Il Cardinale Baldisseri ricorda la presenza delle quattro donne consultore nel Consiglio di Segreteria del Sinodo e “hanno un ruolo abbastanza importante”, e questo “è un primo passo”. Le religiose, e anche le laiche, “saranno presenti in modo significativo durante l’assemblea,” e saranno almeno 20 di numero, senza contare quelle che saranno nel gruppo degli indigeni come uditori.
Si parla, però, di “viri probati” (il termine non viene mai menzionato nell’instrumentum laboris), uomini provata fede, cui dare eventualmente il compito di assolvere al ministero sacerdotale in assenza di sacerdote nelle aree sperdute dell’Amazzonia.

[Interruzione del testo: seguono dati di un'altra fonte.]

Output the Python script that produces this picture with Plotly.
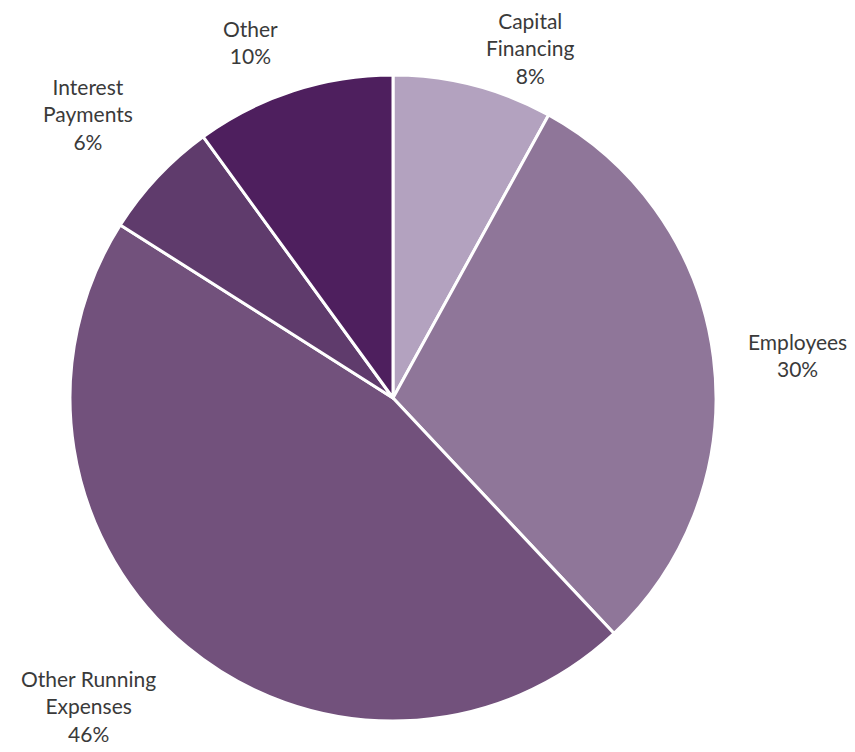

L’arcivescovo Fabene ricorda, sul tema, che “dalla consultazione è emersa in modo profondo la sofferenza dei popoli più remoti per l’assenza dell’Eucarestia”, e l’instrumentum laboris “raccoglie questa sofferenza” e per questo il numero 129 c’è un suggerimento sulla “possibilità di ordinazione sacerdotale di anziani”, ma ribadendo che “il celibato è un dono”. È un suggerimento, sottolinea, che viene da Papa Francesco, nella conferenza stampa in aereo di ritorno da Panama.
Ma allora cambia anche l’autorità della Chiesa? Il vescovo perderà giurisdizione? Il Cardinale Baldisseri spiega che “c’è da studiare molto, da vedere”, perché si tratta di “un problema di carattere dottrinale e non solo disciplinare”. Il cardinale sottolnea che il vescovo ha tre munus (sanctficandi, docendi e legendi) e che questi “sono inscindibili come tali”. Per questo non si può dare “uno dei tre munus” escludendo gli altri. Per quanto riguarda le donne, si chiede “di individuare una mansione, un servizio ufficiale”, ma sarà da vedere “cosa vuole dire questo”.
Padre Yanez spiega che “è chiaro che l’Amazzonia sia una periferia, ma ciò che può venire da lì soltanto la storia da lì soltanto la storia lo dirà”, e che il Sinodo “si propone l’ascolto dei popoli amazzonici”.
Il cardinale Baldisseri respinge l’idea che il documento sia intrisa da “teologia della liberazione”, sottolinea che ci sono “molte teologie della liberazione” e che c’è una teologia della librazione “cattolica romana”, perché il cardinale Ratzinger, quando era prefetto della Congregazione della Dottrina della Fede, “ha fatto due documenti della teologia della liberazione, privilegiando la caratteristica di una teologia della libertà”.
Per il Cardinale “non si tratta di un documento definitivo, ma uno strumento di lavoro” e non c’è “nessun rischio di sincretismo”, né si parla “di un documento di fede, è semplicemente il risultato di quello che noi abbiamo”.
L’arcivescovo Fabene sottolinea che “il sinodo è speciale per l’Amazzonia”, ma non si vuole dare “un volto amazzonico a tutta la Chiesa”, anche se ci può essere una ripercussione su tutta la Chiesa “soprattutto sul tema dell’ecologia”.
Strutturalmente, ci sarà un incremento della REPAM come istituzione, che si era costituita appena nel 2014 e che ha avuto un ruolo fondamentale nella preparazione del Sinodo – il relatore generale, il Cardinale Hummes, è anche relatore della REPAM. È sicuro che “continuerà il lavoro degli episcopati limitrofi”, una “pastorale di frontiera”, spiega il Cardinale Baldisseri.
Si parla anche di integrare “simboli celebrativi della culture indigene”. L’arcivescovo Fabene specifica che si tratta della “valorizzazione di quelle che sono le tradizioni indigene. Certamente tutti siamo convinti di una necessità di promuovere una catechesi liturgica, ma si parla di qualcosa che può arricchire la liturgia, come canti, danze, che può essere raccolto, valutato”, perché la liturgia è anche l’espressione di una cultura di un popolo, ma “tutto nella comunione ecclesiale, perché la diversità è una componente essenziale”, e quindi “la comunione si ha nella diversità”.